For now I am starting small by removing art, decorative items, and things that don’t appeal to me anymore.  Phase I of this transformation is a new china hutch that we bought today on Craig’s list.  I will move the chest I have owned since my parents bought it for me in fifth grade to one of the bedrooms upstairs.  The new piece needs a coat of paint to make it more updated shabby chic.  I am going to use the new chalk paint by Annie Sloan that everyone is blogging about because it can be applied directly to the finished surface already on the hutch without sanding, primer, or any other prep work.  I will need to paint the hardware or find a suitable replacement.  I have time to decide on that.
The nice couple we bought the hutch from had already stripped the paint from the hutch which in its former life was green and now is typical oak.  Anyone who knows me knows that I am not an oak person and yet there are still several pieces in our home that have yet to be painted or replaced.  More time, more money.  The hutch is going to be “old white” (referred to as lead white but contains no lead).  I didn’t have the heart to tell the sellers after all their hard work stripping the paint off, that I was going to paint it. 
With three clear leaded glass doors on the upper part of the hutch I can now display a small collection of my wooden thread spools and industrial thread/yarn spools.  Photos, collectibles, and treasures will now have a home without dust.  The hutch also has two lights in the top which will be nice to highlight the items displayed on the glass shelves.  The base has six drawers and two doors with shelves to hold art supplies. 
I am excited to begin painting and more excited to see the finished product in my art studio.

Tuesday, July 03, 2012

Southern Sweet Tea

Family time reminiscing about relatives, places, and food bring back so many memories.  I grew up drinking Southern sweet tea known in some places in the south as “house wine.”  I can’t ever remember a time when mom didn’t have a pitcher of sweet tea on the kitchen counter or a pan of tea brewing on the stove top.

Because my children grew up with Friday night dinners for the whole family once a month, special holiday dinners, special weekends with the grandparents, and let’s just stop by grandma’s because we are out running errands, they learned also that grandma always had a pitcher of iced tea.

All three of my children drink tea cold and hot.  Jim likes his hot tea without sugar and cold tea sweetened.  Michael drinks mostly hot tea and uses honey or drinks it straight, but always likes his grandmother’s tea.  Kelly drinks her tea hot but usually fixes cold tea and likes making a batch of sun tea which she learned from my mother.

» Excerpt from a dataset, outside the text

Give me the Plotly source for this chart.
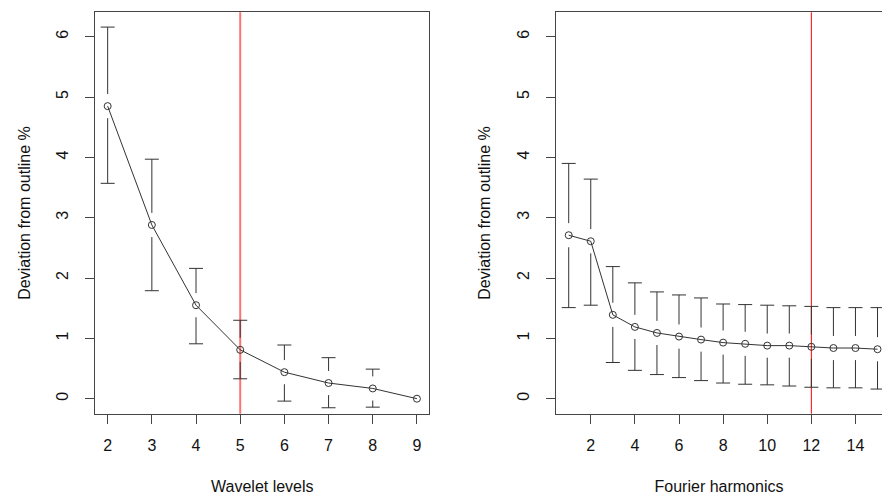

Growng up, soda was something we only had for special times and then we always went for Dr. Pepper, orange, grape, or strawberry Nehi.  My grandpa Harry and grandma Chloe owned a small stone county store and gas station in Missouri when I was little and it was a treat to visit and they let us pick a soda.  Sometimes, if we were visiting their home, we would get soda with our meals.

My aunt Elma was a soda girl.  She loved her RC Cola (Royal Crown Cola) until she became Coke girl and always had a little area near the freezer where she kept it stored.  Aunt Faye loved her RC Cola also but probably became a coke girl when her son Ron delivered Coke to the local stores.  My cousin John also delivered for Coke,

Now, when mom makes tea she makes two batches, one sweet tea with sugar and one without sugar that we can add Splenda to sweeten it with.

Red Rose tea is my preferred tea to use and I remember mom always giving me the little ceramic Wade animal figurines which have became very collectible and the older figurines can now fetch several dollars to several hundred dollars for just one figurine.

Lipton Tea was my mother’s other tea of choice and the two brands were interchangeable and mom would usually buy which ever was on sale.

 Mom also bought green glasses known as Boopie, Bubble, Berwick, Inspiration, or Anchor Hocking in the grocery store filled with loose tea in the 1950’s.  I don’t know the brand of tea but I have several pieces in two sizes that mom has given me, now displayed in our new hutch in the kitchen.

Southern Sweet Tea

 4 family size tea bags or 8 regular tea bags
4 c. cold water
1 ½ c. sugar (use more for a sweeter tea)

Place water in pot and bring to a boil.  Turn off heat and add the baking soda and tea bags.  Cover with a plate and let steep for 5-7 minutes, then remove teabags and discard.  When tea has cooled down to warm, empty into a gallon container and add sugar until dissolved then fill remaining pitcher with cold water.    Pour over ice…do not refrigerate.

 Makes ½ gallon

Optional:   add ¼ tsp. (a pinch) of baking soda (the soda takes out the bitterness and darkens the tea, but does not change the taste).